WHAT YOU HAVE TO DO: Take every line from the listing below that contains "this".

SUPPLIED RECORDS:
##############################

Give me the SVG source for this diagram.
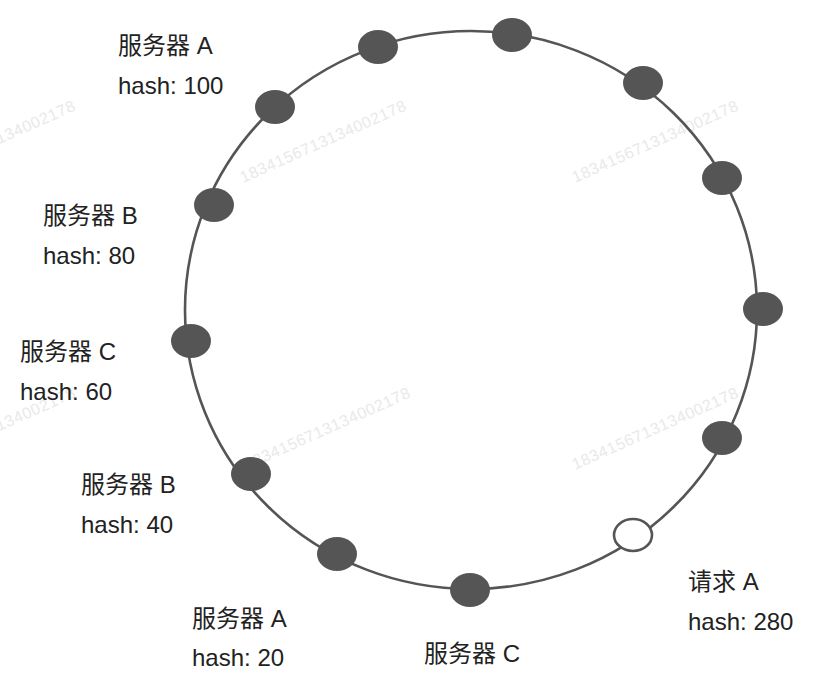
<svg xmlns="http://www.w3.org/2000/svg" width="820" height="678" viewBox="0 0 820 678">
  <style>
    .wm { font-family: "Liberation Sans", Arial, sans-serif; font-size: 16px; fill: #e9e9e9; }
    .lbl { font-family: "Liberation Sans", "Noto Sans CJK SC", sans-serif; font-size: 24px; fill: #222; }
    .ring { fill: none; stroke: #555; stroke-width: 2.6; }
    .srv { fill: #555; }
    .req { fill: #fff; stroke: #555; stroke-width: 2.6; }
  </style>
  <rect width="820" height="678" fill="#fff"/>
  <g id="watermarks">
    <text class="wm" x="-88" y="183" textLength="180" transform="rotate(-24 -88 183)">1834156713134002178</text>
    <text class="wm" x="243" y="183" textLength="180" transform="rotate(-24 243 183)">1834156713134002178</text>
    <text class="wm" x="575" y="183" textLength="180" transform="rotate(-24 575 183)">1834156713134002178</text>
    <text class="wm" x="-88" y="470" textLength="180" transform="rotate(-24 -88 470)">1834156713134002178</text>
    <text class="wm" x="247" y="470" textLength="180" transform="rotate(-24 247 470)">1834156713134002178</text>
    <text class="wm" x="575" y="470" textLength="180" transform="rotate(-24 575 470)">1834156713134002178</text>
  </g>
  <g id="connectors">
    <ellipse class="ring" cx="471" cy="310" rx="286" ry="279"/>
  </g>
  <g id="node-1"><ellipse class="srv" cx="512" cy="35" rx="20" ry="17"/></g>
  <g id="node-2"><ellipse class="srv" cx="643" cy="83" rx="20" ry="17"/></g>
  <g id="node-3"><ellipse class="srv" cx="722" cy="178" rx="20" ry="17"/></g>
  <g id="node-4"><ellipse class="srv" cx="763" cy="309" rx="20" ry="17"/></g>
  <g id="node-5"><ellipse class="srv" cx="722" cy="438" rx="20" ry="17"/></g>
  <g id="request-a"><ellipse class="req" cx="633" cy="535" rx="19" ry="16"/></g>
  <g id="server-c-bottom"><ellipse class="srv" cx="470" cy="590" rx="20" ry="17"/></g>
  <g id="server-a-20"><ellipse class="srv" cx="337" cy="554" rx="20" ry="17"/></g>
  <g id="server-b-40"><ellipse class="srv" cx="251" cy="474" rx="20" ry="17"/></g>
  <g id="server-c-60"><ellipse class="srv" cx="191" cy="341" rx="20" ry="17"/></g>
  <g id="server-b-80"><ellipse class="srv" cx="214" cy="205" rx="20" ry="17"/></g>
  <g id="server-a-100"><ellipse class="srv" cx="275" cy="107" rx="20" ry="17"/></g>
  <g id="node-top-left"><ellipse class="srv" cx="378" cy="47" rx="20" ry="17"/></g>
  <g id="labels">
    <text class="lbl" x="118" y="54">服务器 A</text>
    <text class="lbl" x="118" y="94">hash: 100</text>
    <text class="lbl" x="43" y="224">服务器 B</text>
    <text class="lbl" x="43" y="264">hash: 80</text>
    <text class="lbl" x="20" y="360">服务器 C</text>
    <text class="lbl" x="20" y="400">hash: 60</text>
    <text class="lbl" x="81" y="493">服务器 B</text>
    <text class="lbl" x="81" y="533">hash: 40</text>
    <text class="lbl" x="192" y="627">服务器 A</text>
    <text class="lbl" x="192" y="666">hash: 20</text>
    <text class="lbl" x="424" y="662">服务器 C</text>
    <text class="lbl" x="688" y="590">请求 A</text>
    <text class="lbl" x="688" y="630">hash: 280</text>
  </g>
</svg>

##############################

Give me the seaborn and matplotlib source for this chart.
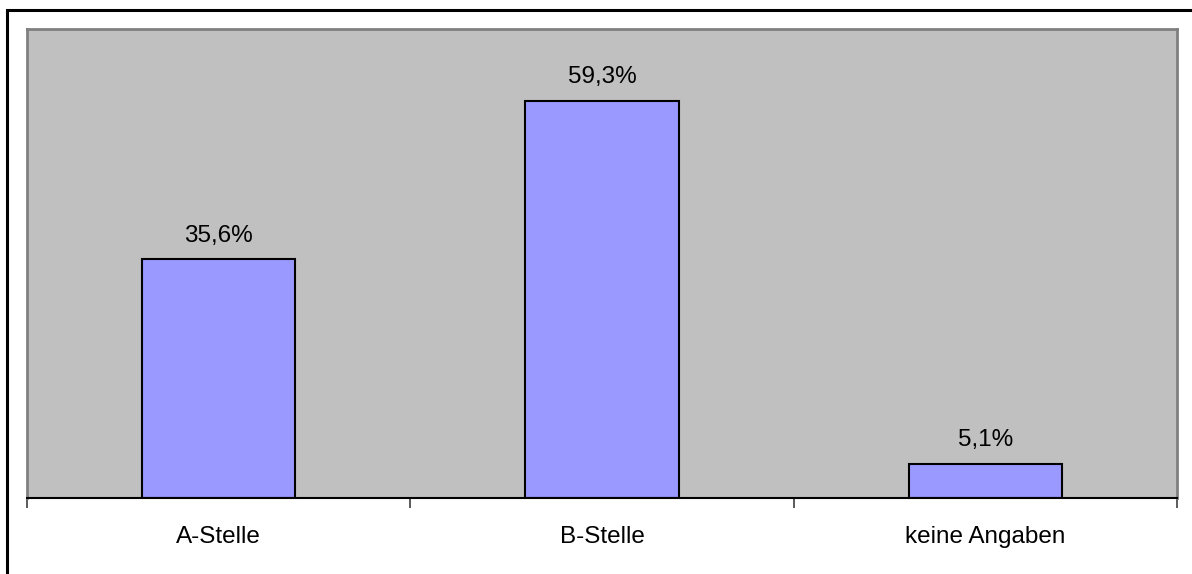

##############################

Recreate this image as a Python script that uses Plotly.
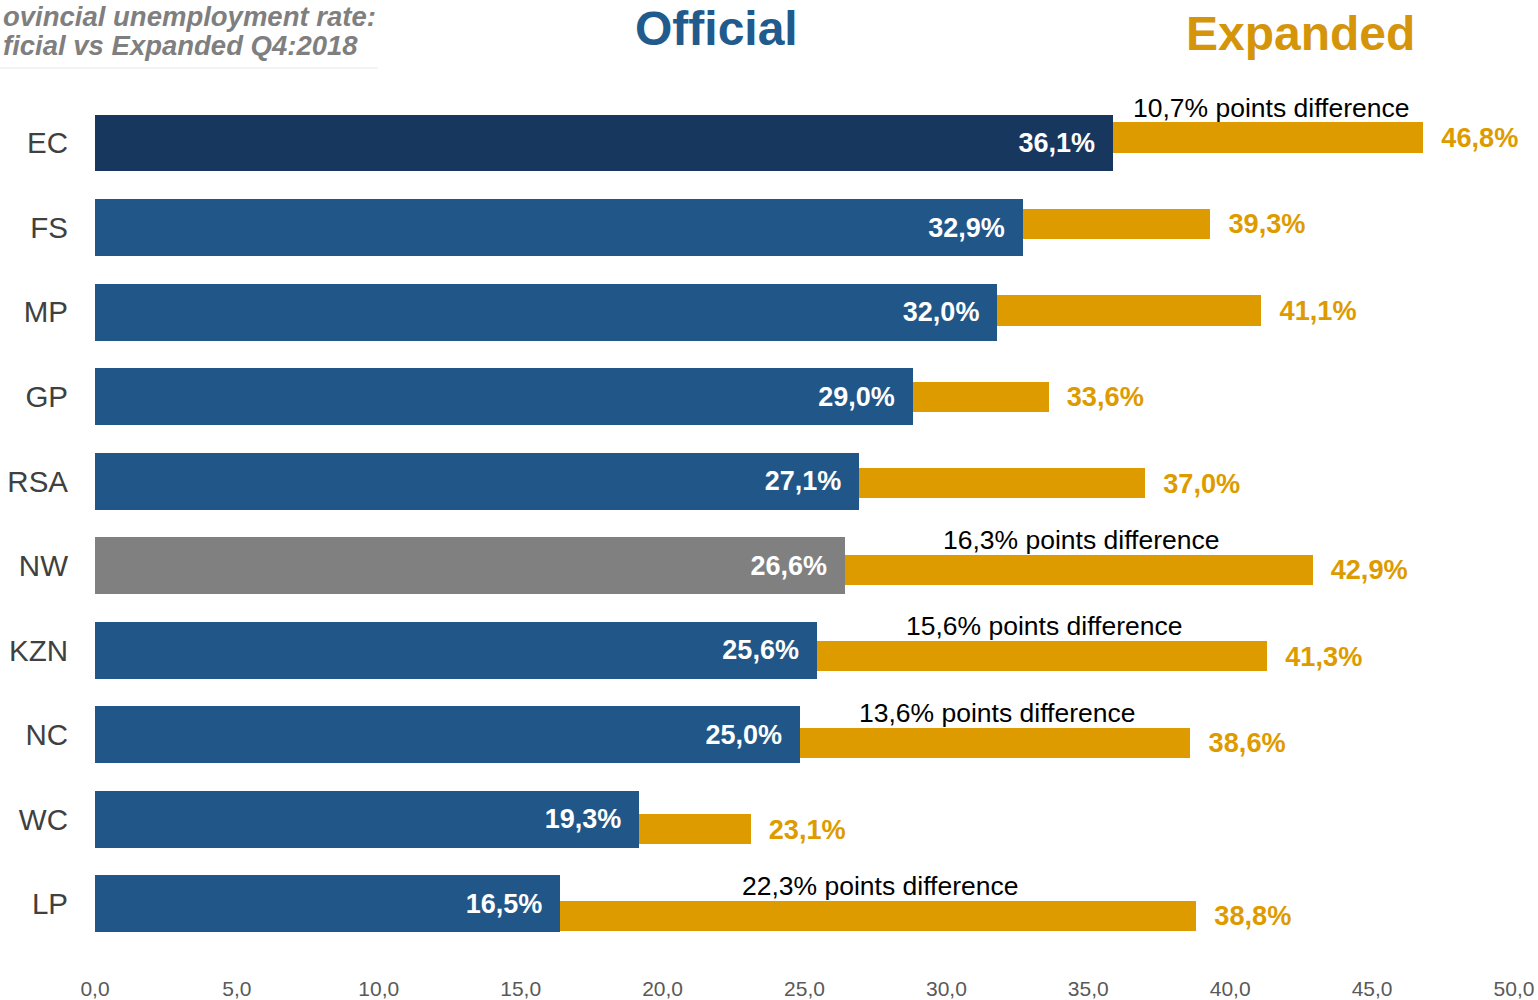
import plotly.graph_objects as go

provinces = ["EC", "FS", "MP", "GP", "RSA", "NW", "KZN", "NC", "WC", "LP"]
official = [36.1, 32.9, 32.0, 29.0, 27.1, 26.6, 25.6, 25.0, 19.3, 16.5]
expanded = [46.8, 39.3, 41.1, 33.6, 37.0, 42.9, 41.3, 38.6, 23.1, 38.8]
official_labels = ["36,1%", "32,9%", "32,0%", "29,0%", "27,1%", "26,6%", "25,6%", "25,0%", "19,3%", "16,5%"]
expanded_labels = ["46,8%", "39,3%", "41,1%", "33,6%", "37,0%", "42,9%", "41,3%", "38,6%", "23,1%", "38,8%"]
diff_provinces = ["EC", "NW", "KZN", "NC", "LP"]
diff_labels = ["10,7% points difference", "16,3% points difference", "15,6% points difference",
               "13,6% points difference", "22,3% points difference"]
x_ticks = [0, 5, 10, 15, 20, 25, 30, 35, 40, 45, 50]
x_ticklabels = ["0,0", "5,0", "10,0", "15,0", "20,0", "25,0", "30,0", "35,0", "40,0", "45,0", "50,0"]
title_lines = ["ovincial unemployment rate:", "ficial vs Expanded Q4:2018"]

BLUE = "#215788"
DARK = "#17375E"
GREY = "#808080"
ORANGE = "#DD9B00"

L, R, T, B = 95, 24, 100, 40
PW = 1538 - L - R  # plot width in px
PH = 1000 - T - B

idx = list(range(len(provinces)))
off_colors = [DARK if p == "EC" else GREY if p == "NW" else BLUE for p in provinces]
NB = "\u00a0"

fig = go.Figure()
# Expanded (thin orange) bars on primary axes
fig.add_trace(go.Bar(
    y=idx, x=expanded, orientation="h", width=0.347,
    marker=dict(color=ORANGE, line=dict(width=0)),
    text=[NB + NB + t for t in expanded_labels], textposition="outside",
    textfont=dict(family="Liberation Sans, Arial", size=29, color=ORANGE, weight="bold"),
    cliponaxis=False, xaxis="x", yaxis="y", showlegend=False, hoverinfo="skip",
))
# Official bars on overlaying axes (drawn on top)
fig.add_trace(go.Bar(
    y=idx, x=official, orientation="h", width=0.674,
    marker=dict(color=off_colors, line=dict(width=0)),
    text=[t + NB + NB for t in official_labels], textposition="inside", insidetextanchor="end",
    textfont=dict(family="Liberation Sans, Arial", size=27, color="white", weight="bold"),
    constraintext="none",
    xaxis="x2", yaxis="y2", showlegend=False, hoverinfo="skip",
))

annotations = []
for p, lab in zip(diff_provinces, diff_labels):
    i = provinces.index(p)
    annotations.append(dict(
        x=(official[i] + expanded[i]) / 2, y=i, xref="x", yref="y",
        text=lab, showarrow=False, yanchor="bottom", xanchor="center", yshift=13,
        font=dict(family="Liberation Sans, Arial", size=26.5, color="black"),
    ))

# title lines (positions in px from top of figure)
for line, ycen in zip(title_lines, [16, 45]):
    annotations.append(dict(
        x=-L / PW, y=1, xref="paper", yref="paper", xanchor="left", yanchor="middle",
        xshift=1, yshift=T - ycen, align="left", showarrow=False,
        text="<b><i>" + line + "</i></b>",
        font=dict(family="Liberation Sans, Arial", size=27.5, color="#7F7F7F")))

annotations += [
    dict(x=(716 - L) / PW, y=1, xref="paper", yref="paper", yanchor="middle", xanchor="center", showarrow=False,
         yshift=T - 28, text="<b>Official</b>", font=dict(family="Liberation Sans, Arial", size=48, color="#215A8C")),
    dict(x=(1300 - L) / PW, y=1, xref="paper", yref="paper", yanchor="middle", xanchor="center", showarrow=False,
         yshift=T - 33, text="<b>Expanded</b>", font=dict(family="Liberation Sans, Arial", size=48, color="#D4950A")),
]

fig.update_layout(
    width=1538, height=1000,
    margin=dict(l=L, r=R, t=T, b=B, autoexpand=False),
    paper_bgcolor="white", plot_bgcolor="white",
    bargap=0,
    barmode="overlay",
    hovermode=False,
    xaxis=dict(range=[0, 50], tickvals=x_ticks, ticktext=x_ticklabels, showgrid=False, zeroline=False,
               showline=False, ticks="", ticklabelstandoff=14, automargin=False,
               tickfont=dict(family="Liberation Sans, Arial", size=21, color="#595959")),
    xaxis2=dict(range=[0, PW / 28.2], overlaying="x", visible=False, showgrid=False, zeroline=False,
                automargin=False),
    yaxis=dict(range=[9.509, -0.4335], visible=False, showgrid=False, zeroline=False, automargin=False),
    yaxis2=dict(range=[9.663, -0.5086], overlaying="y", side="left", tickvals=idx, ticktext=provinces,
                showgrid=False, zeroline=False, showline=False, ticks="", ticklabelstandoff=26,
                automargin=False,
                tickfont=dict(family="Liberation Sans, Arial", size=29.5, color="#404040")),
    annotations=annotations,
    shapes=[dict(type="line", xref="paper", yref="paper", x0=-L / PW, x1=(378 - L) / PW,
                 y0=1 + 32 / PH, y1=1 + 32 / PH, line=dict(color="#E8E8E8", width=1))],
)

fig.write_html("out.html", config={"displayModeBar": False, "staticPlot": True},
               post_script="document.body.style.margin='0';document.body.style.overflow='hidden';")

##############################

OUTPUT OF THE TASK:
Give me the SVG source for this diagram.
Give me the seaborn and matplotlib source for this chart.
Recreate this image as a Python script that uses Plotly.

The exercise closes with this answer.